▶ _Short exercise_:
Every line with the word "matplotlib" in it should be extracted from the data that follows.

[Dataset items]
···
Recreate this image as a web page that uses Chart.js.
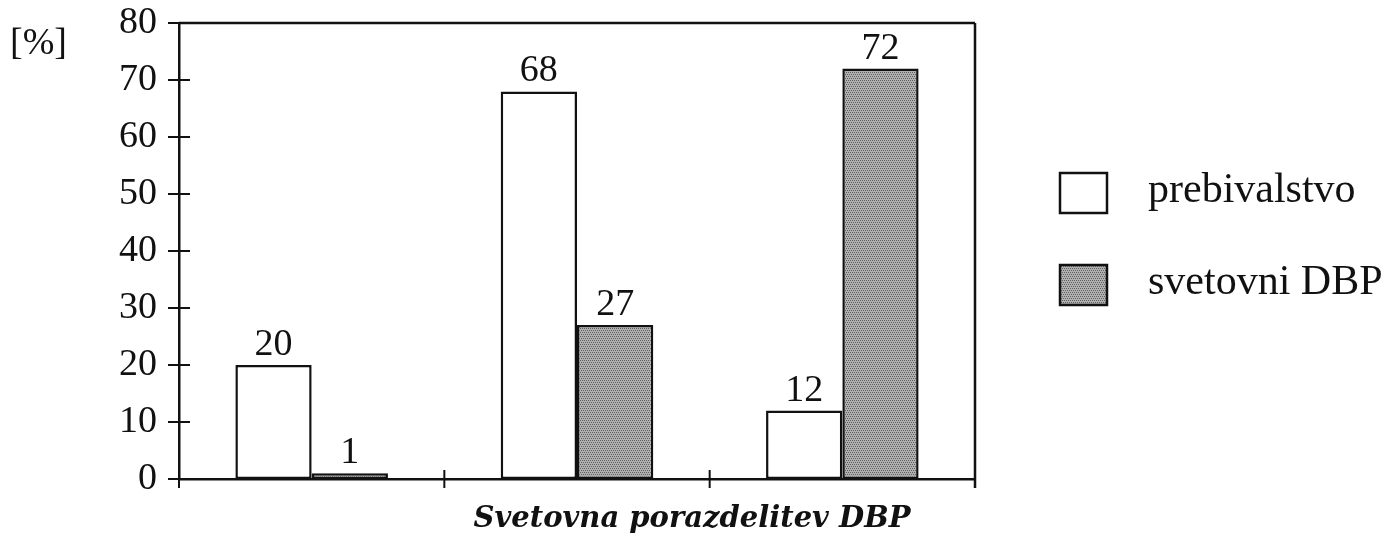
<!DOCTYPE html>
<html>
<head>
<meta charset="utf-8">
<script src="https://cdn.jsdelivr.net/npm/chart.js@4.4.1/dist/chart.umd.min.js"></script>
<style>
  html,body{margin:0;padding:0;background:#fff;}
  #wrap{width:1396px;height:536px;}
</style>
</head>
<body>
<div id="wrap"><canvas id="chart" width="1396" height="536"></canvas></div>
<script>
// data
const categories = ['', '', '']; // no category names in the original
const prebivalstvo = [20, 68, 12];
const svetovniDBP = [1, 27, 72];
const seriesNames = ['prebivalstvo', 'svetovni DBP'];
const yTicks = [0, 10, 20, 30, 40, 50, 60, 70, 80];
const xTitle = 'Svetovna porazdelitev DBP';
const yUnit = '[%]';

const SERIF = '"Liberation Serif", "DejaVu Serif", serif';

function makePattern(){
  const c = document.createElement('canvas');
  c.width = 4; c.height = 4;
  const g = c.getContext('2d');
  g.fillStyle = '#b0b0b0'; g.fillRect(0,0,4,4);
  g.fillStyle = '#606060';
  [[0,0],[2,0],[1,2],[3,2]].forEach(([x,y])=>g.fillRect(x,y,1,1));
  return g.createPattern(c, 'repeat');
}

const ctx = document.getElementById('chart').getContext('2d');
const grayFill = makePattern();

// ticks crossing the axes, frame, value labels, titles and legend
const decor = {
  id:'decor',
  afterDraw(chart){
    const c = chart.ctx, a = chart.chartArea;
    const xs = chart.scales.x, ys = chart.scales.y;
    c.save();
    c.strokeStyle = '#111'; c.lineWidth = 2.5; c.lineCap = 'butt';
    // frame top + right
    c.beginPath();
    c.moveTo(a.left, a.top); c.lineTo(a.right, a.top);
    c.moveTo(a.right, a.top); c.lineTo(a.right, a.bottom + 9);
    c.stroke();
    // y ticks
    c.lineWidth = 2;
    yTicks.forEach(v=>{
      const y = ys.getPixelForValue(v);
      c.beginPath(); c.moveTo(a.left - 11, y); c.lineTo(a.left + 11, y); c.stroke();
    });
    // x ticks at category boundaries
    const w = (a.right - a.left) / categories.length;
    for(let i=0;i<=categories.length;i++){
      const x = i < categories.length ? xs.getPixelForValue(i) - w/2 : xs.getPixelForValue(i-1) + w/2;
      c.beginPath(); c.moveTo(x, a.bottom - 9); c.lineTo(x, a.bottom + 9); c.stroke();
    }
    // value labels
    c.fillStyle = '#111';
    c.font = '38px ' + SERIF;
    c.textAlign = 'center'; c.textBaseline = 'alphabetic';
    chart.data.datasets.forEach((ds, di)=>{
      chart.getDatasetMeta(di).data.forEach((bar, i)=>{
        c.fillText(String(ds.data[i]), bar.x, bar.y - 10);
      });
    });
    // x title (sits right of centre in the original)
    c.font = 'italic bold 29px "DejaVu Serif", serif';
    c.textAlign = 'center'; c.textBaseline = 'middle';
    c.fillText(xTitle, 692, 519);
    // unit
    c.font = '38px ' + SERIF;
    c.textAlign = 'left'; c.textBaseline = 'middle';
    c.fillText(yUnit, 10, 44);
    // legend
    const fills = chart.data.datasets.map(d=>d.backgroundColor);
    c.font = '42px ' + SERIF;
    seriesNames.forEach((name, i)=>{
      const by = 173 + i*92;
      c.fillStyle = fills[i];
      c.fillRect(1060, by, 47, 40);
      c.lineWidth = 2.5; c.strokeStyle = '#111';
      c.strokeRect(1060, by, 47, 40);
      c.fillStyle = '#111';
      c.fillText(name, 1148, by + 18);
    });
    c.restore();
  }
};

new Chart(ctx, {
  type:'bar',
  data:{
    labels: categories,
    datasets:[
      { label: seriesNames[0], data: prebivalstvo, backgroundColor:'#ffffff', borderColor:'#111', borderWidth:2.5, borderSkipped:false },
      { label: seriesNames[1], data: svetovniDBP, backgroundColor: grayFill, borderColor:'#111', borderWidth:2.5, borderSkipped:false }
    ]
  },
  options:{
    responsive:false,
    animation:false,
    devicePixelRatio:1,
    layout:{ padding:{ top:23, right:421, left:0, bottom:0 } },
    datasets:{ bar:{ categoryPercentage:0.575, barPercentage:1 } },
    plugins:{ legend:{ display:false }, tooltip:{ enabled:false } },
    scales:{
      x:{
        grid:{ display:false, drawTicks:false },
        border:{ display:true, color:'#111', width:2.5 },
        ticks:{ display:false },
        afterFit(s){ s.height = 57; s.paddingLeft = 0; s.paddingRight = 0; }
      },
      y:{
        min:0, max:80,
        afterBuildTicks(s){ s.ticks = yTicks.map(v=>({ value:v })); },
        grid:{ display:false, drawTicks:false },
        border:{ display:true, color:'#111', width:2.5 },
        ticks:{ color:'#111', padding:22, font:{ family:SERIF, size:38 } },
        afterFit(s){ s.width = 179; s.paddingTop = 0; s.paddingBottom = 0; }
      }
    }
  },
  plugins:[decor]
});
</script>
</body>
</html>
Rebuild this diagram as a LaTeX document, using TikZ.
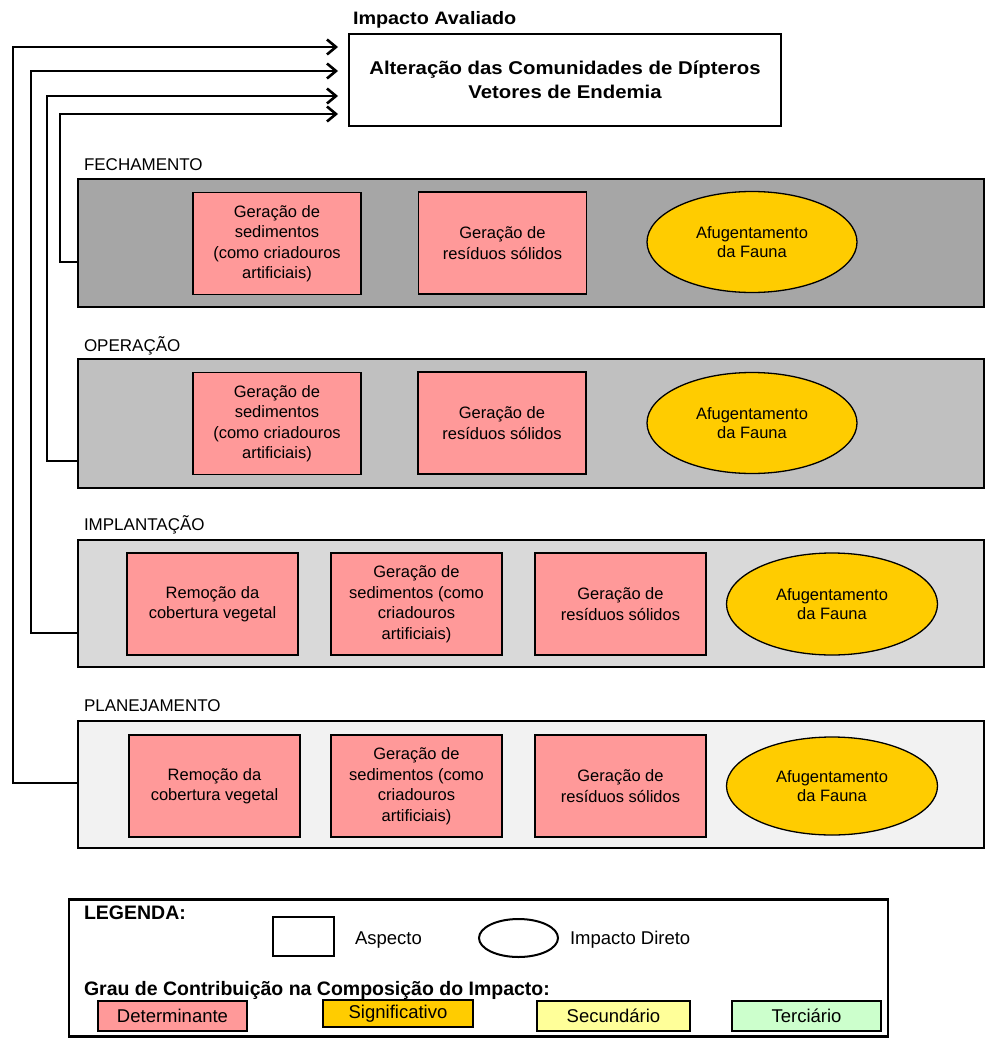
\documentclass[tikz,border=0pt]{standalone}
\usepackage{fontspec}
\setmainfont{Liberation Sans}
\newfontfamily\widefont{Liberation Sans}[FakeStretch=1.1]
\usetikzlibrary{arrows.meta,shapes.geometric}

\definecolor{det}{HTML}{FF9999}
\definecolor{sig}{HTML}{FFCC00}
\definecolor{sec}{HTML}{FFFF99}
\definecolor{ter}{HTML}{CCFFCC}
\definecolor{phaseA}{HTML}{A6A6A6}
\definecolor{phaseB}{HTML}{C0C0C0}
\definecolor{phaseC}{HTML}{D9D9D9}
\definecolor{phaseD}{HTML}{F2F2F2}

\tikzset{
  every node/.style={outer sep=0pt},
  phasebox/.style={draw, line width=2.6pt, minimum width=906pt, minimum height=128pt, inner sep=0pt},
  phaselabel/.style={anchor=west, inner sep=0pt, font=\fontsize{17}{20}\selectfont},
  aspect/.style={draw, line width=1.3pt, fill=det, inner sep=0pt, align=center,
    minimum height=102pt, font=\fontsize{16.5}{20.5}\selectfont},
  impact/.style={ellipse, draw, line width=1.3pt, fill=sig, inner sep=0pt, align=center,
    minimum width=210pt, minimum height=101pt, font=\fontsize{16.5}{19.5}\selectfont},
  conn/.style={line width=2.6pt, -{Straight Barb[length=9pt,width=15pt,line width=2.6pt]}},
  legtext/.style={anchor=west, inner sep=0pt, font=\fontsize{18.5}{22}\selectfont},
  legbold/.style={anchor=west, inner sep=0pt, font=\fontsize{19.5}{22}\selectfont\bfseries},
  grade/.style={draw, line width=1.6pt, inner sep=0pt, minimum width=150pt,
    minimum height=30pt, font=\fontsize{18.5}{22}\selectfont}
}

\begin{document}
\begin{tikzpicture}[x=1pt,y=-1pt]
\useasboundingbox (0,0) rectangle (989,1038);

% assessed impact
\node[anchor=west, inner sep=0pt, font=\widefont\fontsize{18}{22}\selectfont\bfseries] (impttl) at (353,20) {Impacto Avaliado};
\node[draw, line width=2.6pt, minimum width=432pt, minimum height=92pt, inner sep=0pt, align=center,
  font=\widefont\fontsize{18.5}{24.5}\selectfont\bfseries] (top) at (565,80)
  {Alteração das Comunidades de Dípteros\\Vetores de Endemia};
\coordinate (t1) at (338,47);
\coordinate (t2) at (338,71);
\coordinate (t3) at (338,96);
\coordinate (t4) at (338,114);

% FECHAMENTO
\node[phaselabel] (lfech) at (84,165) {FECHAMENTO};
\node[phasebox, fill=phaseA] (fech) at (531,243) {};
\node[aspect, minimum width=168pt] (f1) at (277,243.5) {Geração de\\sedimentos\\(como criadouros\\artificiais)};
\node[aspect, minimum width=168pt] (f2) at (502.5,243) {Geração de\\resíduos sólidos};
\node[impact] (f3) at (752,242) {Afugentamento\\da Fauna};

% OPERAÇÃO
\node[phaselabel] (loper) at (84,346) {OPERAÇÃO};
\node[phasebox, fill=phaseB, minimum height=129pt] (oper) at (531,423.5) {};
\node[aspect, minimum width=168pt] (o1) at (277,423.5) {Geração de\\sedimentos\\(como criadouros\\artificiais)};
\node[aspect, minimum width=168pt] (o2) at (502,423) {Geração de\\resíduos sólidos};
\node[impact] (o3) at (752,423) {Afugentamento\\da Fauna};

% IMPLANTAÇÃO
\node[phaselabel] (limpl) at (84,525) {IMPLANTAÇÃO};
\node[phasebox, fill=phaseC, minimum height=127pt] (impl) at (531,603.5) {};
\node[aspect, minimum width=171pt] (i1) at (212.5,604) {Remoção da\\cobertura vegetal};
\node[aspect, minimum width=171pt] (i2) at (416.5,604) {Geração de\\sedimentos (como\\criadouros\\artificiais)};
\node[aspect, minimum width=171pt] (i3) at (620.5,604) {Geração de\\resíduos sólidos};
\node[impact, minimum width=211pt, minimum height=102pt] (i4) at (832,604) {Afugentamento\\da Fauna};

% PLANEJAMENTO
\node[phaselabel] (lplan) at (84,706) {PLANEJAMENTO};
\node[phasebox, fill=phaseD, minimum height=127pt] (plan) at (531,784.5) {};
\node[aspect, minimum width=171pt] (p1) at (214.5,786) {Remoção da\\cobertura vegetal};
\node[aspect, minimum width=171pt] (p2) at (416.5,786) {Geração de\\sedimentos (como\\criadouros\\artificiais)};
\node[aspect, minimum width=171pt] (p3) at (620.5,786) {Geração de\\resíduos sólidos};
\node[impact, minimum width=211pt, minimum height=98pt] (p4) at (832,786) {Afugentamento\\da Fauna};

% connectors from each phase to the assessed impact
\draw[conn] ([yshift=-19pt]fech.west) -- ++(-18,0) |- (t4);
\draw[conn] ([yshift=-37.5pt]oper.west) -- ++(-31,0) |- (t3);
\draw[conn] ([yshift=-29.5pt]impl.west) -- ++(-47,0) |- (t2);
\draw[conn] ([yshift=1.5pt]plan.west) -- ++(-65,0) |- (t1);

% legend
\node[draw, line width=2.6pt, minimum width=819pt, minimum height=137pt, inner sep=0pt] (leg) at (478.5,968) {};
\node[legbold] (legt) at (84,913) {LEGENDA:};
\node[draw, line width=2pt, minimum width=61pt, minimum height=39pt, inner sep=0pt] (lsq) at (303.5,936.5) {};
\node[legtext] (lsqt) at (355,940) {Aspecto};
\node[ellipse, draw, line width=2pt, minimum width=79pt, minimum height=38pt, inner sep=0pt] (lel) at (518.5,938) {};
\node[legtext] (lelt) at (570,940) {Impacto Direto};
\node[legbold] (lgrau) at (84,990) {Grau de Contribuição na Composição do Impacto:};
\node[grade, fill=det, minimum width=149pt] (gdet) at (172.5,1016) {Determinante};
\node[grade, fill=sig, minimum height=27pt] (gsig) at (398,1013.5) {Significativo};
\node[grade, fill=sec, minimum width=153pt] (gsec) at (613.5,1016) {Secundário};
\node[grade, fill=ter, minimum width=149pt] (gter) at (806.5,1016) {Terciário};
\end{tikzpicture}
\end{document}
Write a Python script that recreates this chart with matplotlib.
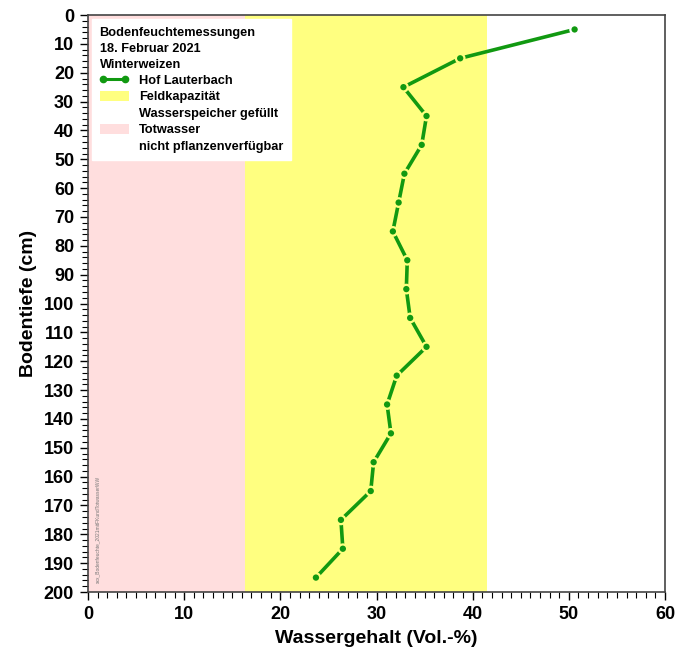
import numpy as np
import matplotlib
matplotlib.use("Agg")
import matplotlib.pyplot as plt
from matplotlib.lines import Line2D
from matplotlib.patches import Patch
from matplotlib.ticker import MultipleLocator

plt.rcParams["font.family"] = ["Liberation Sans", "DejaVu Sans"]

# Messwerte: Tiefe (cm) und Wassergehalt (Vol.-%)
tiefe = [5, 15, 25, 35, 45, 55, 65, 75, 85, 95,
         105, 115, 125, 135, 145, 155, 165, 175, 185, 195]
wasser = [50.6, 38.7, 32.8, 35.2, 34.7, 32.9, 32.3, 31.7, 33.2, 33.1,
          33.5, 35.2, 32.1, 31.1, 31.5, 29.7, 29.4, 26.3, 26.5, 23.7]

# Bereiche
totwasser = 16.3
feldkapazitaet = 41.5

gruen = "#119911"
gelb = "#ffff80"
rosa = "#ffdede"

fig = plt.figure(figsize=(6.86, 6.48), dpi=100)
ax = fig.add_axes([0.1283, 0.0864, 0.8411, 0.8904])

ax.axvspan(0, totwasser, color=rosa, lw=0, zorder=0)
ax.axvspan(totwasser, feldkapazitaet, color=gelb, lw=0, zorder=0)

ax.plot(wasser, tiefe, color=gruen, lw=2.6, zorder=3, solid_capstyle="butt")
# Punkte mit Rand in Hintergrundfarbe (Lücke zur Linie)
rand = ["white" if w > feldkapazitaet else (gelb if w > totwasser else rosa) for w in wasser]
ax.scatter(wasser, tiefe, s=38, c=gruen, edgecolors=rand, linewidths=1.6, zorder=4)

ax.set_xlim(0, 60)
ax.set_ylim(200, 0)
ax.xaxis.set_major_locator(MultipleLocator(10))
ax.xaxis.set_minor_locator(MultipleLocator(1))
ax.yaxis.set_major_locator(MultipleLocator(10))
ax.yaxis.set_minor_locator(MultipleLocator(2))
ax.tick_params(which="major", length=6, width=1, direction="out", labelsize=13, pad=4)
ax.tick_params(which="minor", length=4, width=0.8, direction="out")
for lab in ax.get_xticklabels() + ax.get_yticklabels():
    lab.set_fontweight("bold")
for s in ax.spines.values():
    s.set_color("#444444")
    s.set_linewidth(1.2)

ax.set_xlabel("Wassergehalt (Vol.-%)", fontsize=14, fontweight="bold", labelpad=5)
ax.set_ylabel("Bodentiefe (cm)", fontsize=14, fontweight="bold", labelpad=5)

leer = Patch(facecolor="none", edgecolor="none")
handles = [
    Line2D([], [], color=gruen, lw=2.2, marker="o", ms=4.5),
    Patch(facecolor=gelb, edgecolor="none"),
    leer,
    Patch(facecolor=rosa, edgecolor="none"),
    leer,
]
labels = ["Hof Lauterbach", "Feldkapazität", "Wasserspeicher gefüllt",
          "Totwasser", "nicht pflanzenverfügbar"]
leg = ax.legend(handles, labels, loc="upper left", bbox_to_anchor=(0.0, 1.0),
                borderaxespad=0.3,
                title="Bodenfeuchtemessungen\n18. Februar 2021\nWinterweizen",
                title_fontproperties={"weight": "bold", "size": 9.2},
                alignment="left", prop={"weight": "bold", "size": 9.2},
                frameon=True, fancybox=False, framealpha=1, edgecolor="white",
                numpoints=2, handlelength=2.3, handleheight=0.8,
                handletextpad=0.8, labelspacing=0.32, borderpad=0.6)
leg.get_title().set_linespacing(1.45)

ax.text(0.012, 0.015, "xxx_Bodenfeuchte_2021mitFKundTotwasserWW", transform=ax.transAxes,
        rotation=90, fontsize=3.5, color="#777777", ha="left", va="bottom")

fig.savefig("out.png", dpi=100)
···
▶ _Complete output_:
Write a Python script that recreates this chart with matplotlib.
import matplotlib
matplotlib.use("Agg")
import matplotlib.pyplot as plt
from matplotlib.lines import Line2D
from matplotlib.patches import Patch
from matplotlib.ticker import MultipleLocator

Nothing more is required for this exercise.